Sometimes it doesn’t work that way. When the Twins shattered that record with 307 homers last year, possession of the new record came down to the final game of the season. The Yankees finished second with 306 as four different teams broke the old record.

So, with the A’s struggling to have starters pitch get deeper into games, Jesus Luzardo’s 6.1-inning start Wednesday, there might be a sense that they’re all alone in this. In their first 25 starts, they have, after all, seen their starters fail to go five innings 11 times.
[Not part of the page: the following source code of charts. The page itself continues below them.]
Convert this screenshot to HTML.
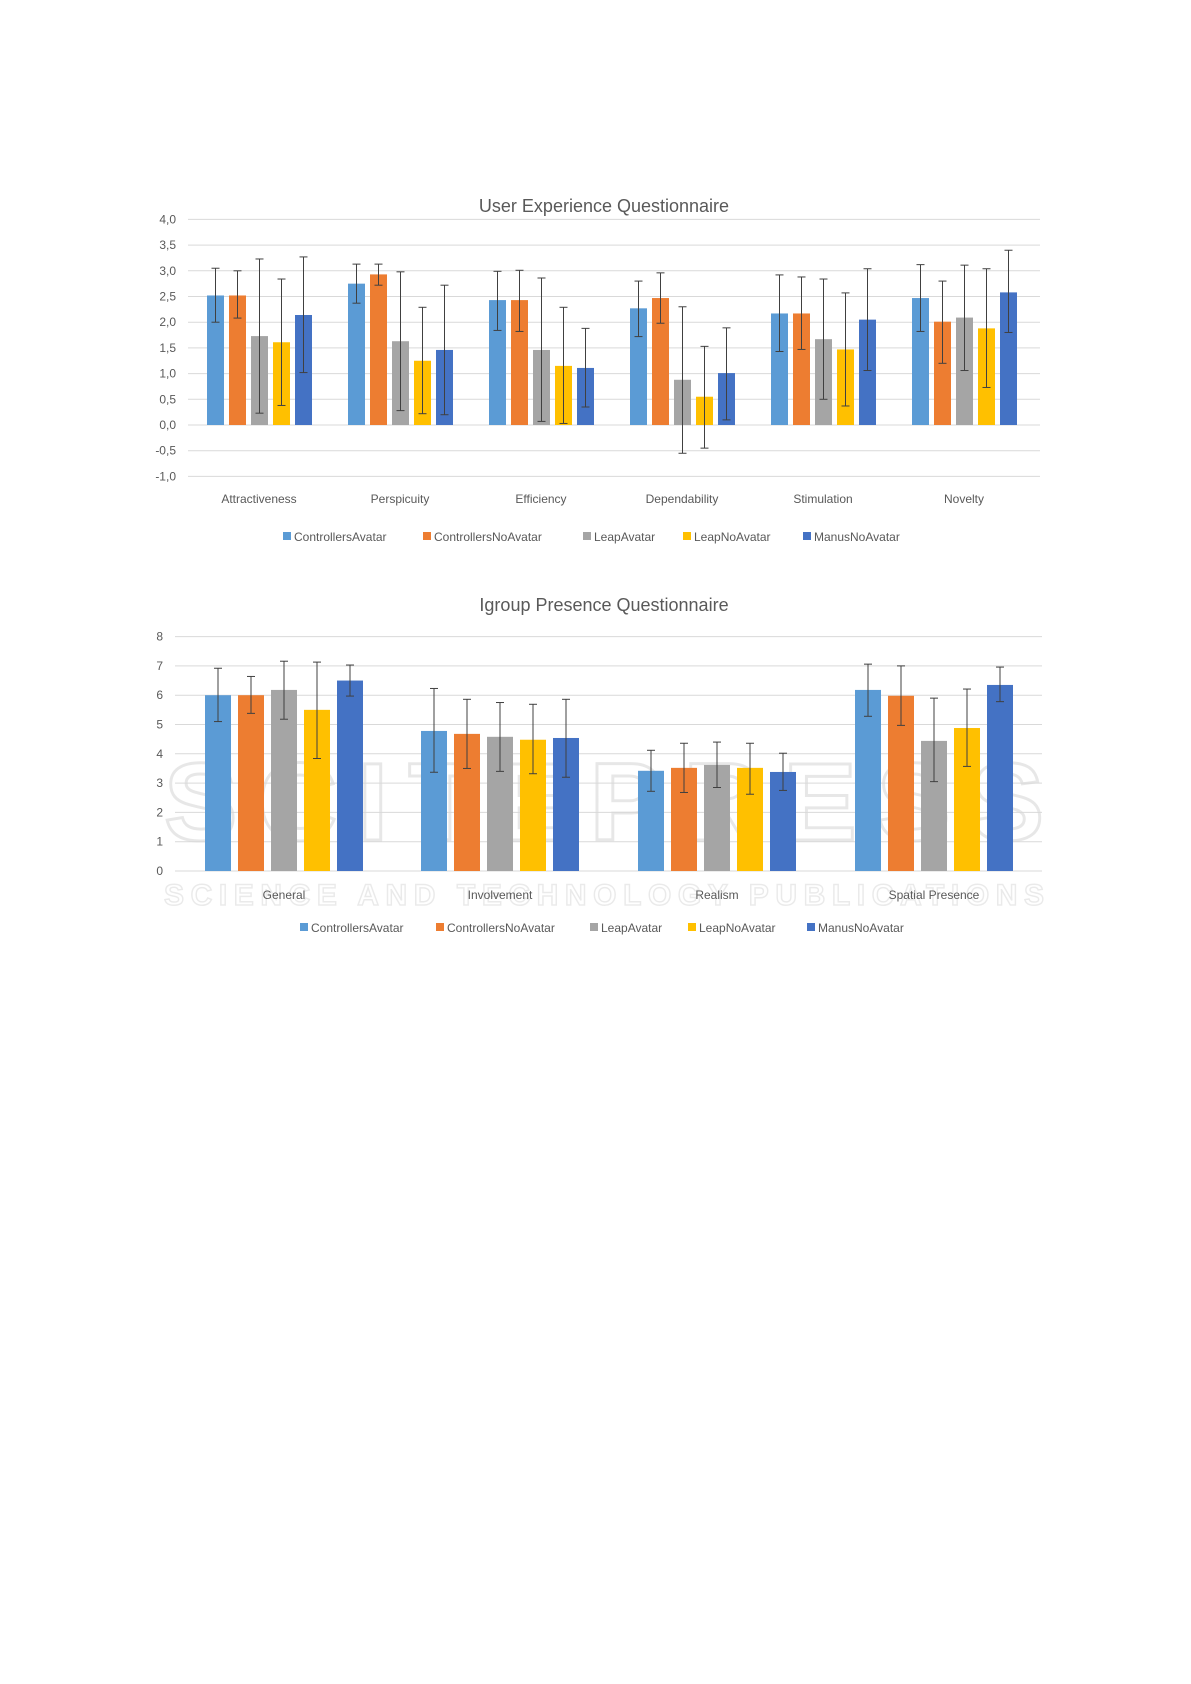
<!DOCTYPE html>
<html><head><meta charset="utf-8"><style>
html,body{margin:0;padding:0;background:#fff}
svg{display:block}
text{font-family:"Liberation Sans",sans-serif;fill:#595959}
</style></head><body>
<svg id="s" width="1191" height="1684" xmlns="http://www.w3.org/2000/svg"></svg>
<script>
const S=document.getElementById('s');const NS='http://www.w3.org/2000/svg';
function el(t,a,txt){const e=document.createElementNS(NS,t);for(const k in a)e.setAttribute(k,a[k]);if(txt!==undefined)e.textContent=txt;S.appendChild(e);return e;}
const C=['#5b9bd5','#ed7d31','#a5a5a5','#ffc000','#4472c4'];
const names=['ControllersAvatar','ControllersNoAvatar','LeapAvatar','LeapNoAvatar','ManusNoAvatar'];
// faint watermark (behind)
el('text',{x:604,y:840,'text-anchor':'middle','font-size':110,'font-weight':'bold',style:'fill:none;stroke:#000;stroke-width:3;opacity:0.09',textLength:880},'SCITEPRESS');
el('text',{x:604,y:905,'text-anchor':'middle','font-size':30,'font-weight':'bold',style:'fill:none;stroke:#000;stroke-width:1.5;opacity:0.08',textLength:880},'SCIENCE AND TECHNOLOGY PUBLICATIONS');
// Chart 1
(function(){
 const y0=425,u=51.4,L=188,R=1040;
 for(let v=-1;v<=4;v+=0.5){const y=y0-v*u;el('line',{x1:L,x2:R,y1:y,y2:y,stroke:'#d9d9d9','stroke-width':1});
  el('text',{x:176,y:y+4,'text-anchor':'end','font-size':12},v.toFixed(1).replace('.',','));}
 el('text',{x:604,y:212,'text-anchor':'middle','font-size':18},'User Experience Questionnaire');
 const cats=['Attractiveness','Perspicuity','Efficiency','Dependability','Stimulation','Novelty'];
 const d=[
 [[2.52,2.0,3.05],[2.52,2.08,3.0],[1.73,0.23,3.23],[1.61,0.38,2.84],[2.14,1.02,3.27]],
 [[2.75,2.37,3.13],[2.93,2.72,3.13],[1.63,0.28,2.98],[1.25,0.22,2.29],[1.46,0.2,2.72]],
 [[2.43,1.84,2.99],[2.43,1.82,3.01],[1.46,0.07,2.86],[1.15,0.03,2.29],[1.11,0.35,1.88]],
 [[2.27,1.72,2.8],[2.47,1.98,2.96],[0.88,-0.55,2.3],[0.55,-0.45,1.53],[1.01,0.1,1.89]],
 [[2.17,1.43,2.92],[2.17,1.47,2.88],[1.67,0.5,2.84],[1.47,0.37,2.57],[2.05,1.06,3.04]],
 [[2.47,1.82,3.12],[2.01,1.2,2.8],[2.09,1.06,3.11],[1.88,0.73,3.04],[2.58,1.8,3.4]]];
 cats.forEach((c,i)=>{const gx=207+i*141;
  el('text',{x:gx+52,y:503,'text-anchor':'middle','font-size':12},c);
  d[i].forEach((b,j)=>{const x=gx+j*22,w=17;const yv=y0-b[0]*u;
   el('rect',{x:x,y:Math.min(yv,y0),width:w,height:Math.abs(y0-yv),fill:C[j]});
   const cx=x+w/2,ya=y0-b[1]*u,yb=y0-b[2]*u;
   el('line',{x1:cx,x2:cx,y1:ya,y2:yb,stroke:'#404040','stroke-width':1});
   el('line',{x1:cx-4,x2:cx+4,y1:ya,y2:ya,stroke:'#404040','stroke-width':1});
   el('line',{x1:cx-4,x2:cx+4,y1:yb,y2:yb,stroke:'#404040','stroke-width':1});});});
 let lx=[283,423,583,683,803];
 names.forEach((n,j)=>{el('rect',{x:lx[j],y:532,width:8,height:8,fill:C[j]});el('text',{x:lx[j]+11,y:541,'font-size':12},n);});
})();
// Chart 2
(function(){
 const y0=871,u=29.3,L=175,R=1042;
 for(let v=0;v<=8;v++){const y=y0-v*u;el('line',{x1:L,x2:R,y1:y,y2:y,stroke:'#d9d9d9','stroke-width':1});
  el('text',{x:163,y:y+4,'text-anchor':'end','font-size':12},String(v));}
 el('text',{x:604,y:611,'text-anchor':'middle','font-size':18},'Igroup Presence Questionnaire');
 const cats=['General','Involvement','Realism','Spatial Presence'];
 const d=[
 [[6.0,5.1,6.92],[6.0,5.38,6.64],[6.18,5.18,7.16],[5.5,3.84,7.13],[6.5,5.97,7.03]],
 [[4.78,3.37,6.23],[4.68,3.5,5.86],[4.58,3.4,5.75],[4.48,3.32,5.69],[4.54,3.2,5.86]],
 [[3.42,2.72,4.12],[3.52,2.68,4.36],[3.62,2.85,4.4],[3.52,2.62,4.36],[3.38,2.75,4.02]],
 [[6.18,5.28,7.06],[5.98,4.97,7.0],[4.44,3.05,5.9],[4.88,3.57,6.21],[6.35,5.78,6.96]]];
 const gs=[205,421,638,855];
 cats.forEach((c,i)=>{const gx=gs[i];
  el('text',{x:gx+79,y:899,'text-anchor':'middle','font-size':12},c);
  d[i].forEach((b,j)=>{const x=gx+j*33,w=26;const yv=y0-b[0]*u;
   el('rect',{x:x,y:yv,width:w,height:y0-yv,fill:C[j]});
   const cx=x+w/2,ya=y0-b[1]*u,yb=y0-b[2]*u;
   el('line',{x1:cx,x2:cx,y1:ya,y2:yb,stroke:'#404040','stroke-width':1});
   el('line',{x1:cx-4,x2:cx+4,y1:ya,y2:ya,stroke:'#404040','stroke-width':1});
   el('line',{x1:cx-4,x2:cx+4,y1:yb,y2:yb,stroke:'#404040','stroke-width':1});});});
 let lx=[300,436,590,688,807];
 names.forEach((n,j)=>{el('rect',{x:lx[j],y:923,width:8,height:8,fill:C[j]});el('text',{x:lx[j]+11,y:932,'font-size':12},n);});
})();
</script>
</body></html>
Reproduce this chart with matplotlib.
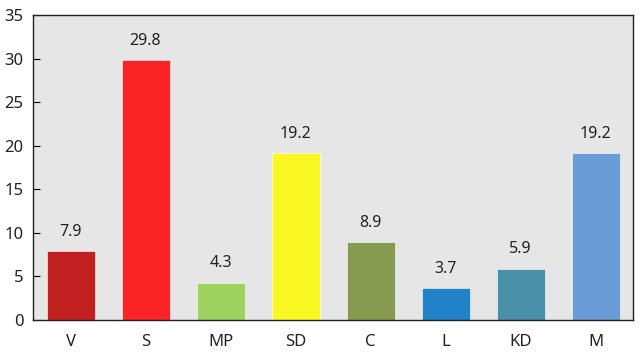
import matplotlib.pyplot as plt

parties = ['V', 'S', 'MP', 'SD', 'C', 'L', 'KD', 'M']
values = [7.9, 29.8, 4.3, 19.2, 8.9, 3.7, 5.9, 19.2]
colors = ['#c0201f', '#fa2325', '#9ed25f', '#faf822',
          '#869a50', '#2282c8', '#4891a8', '#6a9cd6']

plt.rcParams['font.family'] = ['Noto Sans', 'DejaVu Sans']

fig = plt.figure(figsize=(6.4, 3.54), dpi=100)
ax = fig.add_axes([33 / 640, 1 - 320 / 354, 600 / 640, 305 / 354])
ax.set_facecolor('#e6e6e6')

x = range(len(parties))
ax.bar(x, values, width=0.64, color=colors, edgecolor='white', linewidth=0.4)
for xi, v in zip(x, values):
    ax.annotate(f"{v}", (xi, v), xytext=(0, 8), textcoords='offset points',
                ha='center', va='bottom', fontsize=11.5, color='#222222')

ax.set_xlim(-0.5, 7.5)
ax.set_ylim(0, 35)
ax.set_yticks(range(0, 36, 5))
ax.set_xticks(list(x))
ax.set_xticklabels(parties)
ax.tick_params(axis='y', direction='in', length=5, labelsize=12, pad=7,
               labelcolor='#222222')
ax.tick_params(axis='x', length=0, labelsize=12, pad=10, labelcolor='#222222')
for s in ax.spines.values():
    s.set_color('#222222')
    s.set_linewidth(1)

plt.savefig('out.png', dpi=100)
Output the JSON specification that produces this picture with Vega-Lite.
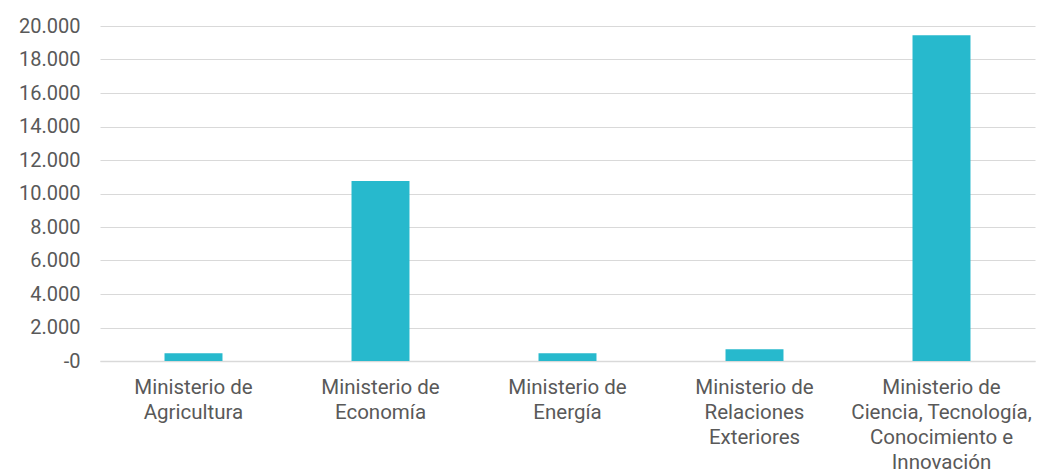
{
  "$schema": "https://vega.github.io/schema/vega-lite/v6.json",
  "width": 935,
  "height": 335,
  "autosize": "none",
  "padding": {"left": 100, "top": 26, "right": 12, "bottom": 114},
  "background": "white",
  "config": {"view": {"stroke": null}, "font": "Roboto"},
  "data": {
    "values": [
      {"ministerio": "Ministerio de|Agricultura", "valor": 470},
      {"ministerio": "Ministerio de|Economía", "valor": 10750},
      {"ministerio": "Ministerio de|Energía", "valor": 470},
      {"ministerio": "Ministerio de|Relaciones|Exteriores", "valor": 700},
      {"ministerio": "Ministerio de|Ciencia, Tecnología,|Conocimiento e|Innovación", "valor": 19450}
    ]
  },
  "mark": {"type": "bar", "color": "#27b9cd"},
  "encoding": {
    "x": {
      "field": "ministerio",
      "type": "nominal",
      "sort": null,
      "scale": {"paddingInner": 0.69, "paddingOuter": 0.345},
      "axis": {
        "title": null,
        "labelAngle": 0,
        "labelExpr": "split(datum.label, '|')",
        "labelFontSize": 20.5,
        "labelColor": "#595959",
        "labelLineHeight": 25,
        "labelPadding": 16,
        "ticks": false,
        "tickSize": 0,
        "domainColor": "#d9d9d9",
        "domainWidth": 1.5,
        "labelLimit": 0
      }
    },
    "y": {
      "field": "valor",
      "type": "quantitative",
      "scale": {"domain": [0, 20000]},
      "axis": {
        "title": null,
        "values": [0, 2000, 4000, 6000, 8000, 10000, 12000, 14000, 16000, 18000, 20000],
        "labelExpr": "datum.value == 0 ? '-0' : replace(format(datum.value, ','), ',', '.')",
        "labelFontSize": 20,
        "labelColor": "#595959",
        "labelPadding": 20,
        "ticks": false,
        "domain": false,
        "gridColor": "#d9d9d9",
        "gridWidth": 1
      }
    }
  }
}
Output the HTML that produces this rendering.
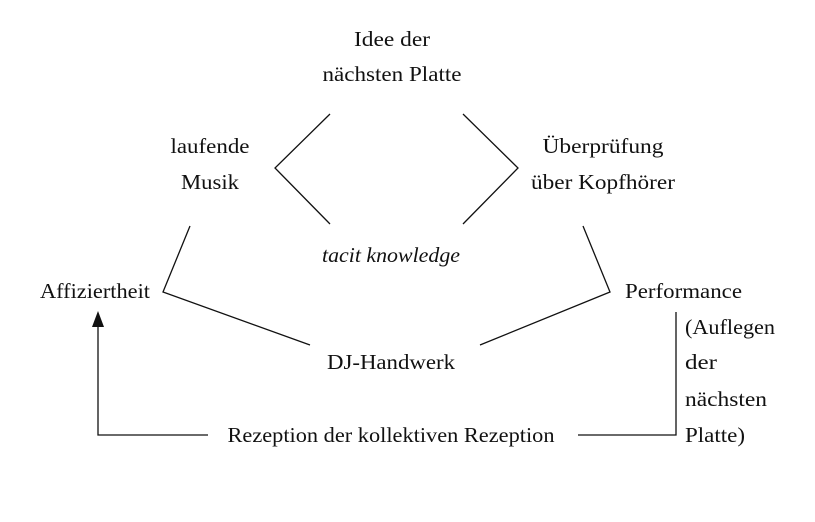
<!DOCTYPE html>
<html><head><meta charset="utf-8"><style>
html,body{margin:0;padding:0;background:#fff;}
svg{display:block;}
text{font-family:"Liberation Serif",serif;font-size:21.5px;fill:#111;}
</style></head><body>
<svg width="815" height="522" viewBox="0 0 815 522" xmlns="http://www.w3.org/2000/svg">
<g stroke="#111" stroke-width="1.3" fill="none">
<polyline points="330,114 275,168 330,224"/>
<polyline points="463,114 518,168 463,224"/>
<polyline points="190,226 163,292 310,345"/>
<polyline points="583,226 610,292 480,345"/>
<polyline points="208,435 98,435 98,326"/>
<polyline points="578,435 676,435 676,312"/>
</g>
<polygon points="98,311 92,327 104,327" fill="#111"/>
<g text-anchor="middle">
<text x="392" y="46" textLength="76" lengthAdjust="spacingAndGlyphs">Idee der</text>
<text x="392" y="81" textLength="139" lengthAdjust="spacingAndGlyphs">nächsten Platte</text>
<text x="210" y="153" textLength="79" lengthAdjust="spacingAndGlyphs">laufende</text>
<text x="210" y="189" textLength="58" lengthAdjust="spacingAndGlyphs">Musik</text>
<text x="603" y="153" textLength="121" lengthAdjust="spacingAndGlyphs">Überprüfung</text>
<text x="603" y="189" textLength="144" lengthAdjust="spacingAndGlyphs">über Kopfhörer</text>
<text x="391" y="262" font-style="italic" textLength="138" lengthAdjust="spacingAndGlyphs">tacit knowledge</text>
<text x="391" y="369" textLength="128" lengthAdjust="spacingAndGlyphs">DJ-Handwerk</text>
<text x="391" y="442" textLength="327" lengthAdjust="spacingAndGlyphs">Rezeption der kollektiven Rezeption</text>
</g>
<text x="40" y="298" textLength="110" lengthAdjust="spacingAndGlyphs">Affiziertheit</text>
<text x="625" y="298" textLength="117" lengthAdjust="spacingAndGlyphs">Performance</text>
<text x="685" y="334" textLength="90" lengthAdjust="spacingAndGlyphs">(Auflegen</text>
<text x="685" y="369" textLength="32" lengthAdjust="spacingAndGlyphs">der</text>
<text x="685" y="406" textLength="82" lengthAdjust="spacingAndGlyphs">nächsten</text>
<text x="685" y="442" textLength="60" lengthAdjust="spacingAndGlyphs">Platte)</text>
</svg>
</body></html>
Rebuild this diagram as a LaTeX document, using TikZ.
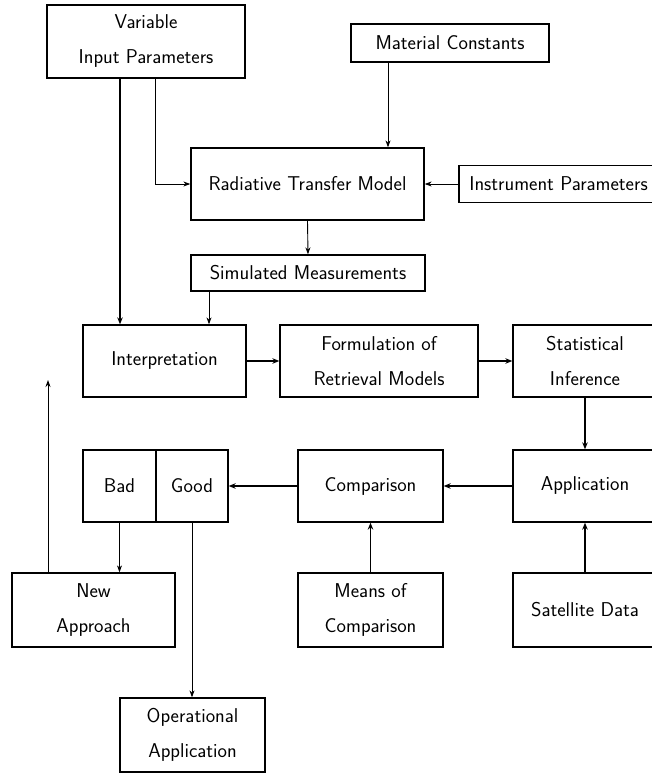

The A’s aren’t alone. Not even close. In 25 games heading into Thursday’s series finale against the Diamondbacks, Oakland starters are averaging just 4.89 innings per start. What gives? This is an A’s team that thought it was loaded with starting pitching.

Well, they can join the club. On Wednesday alone, in 16 MLB games played, 11 times pitchers didn’t make it through five innings. In three games, neither pitcher got that far. And through Wednesday, starting pitchers across baseball are averaging 4.72 innings per game.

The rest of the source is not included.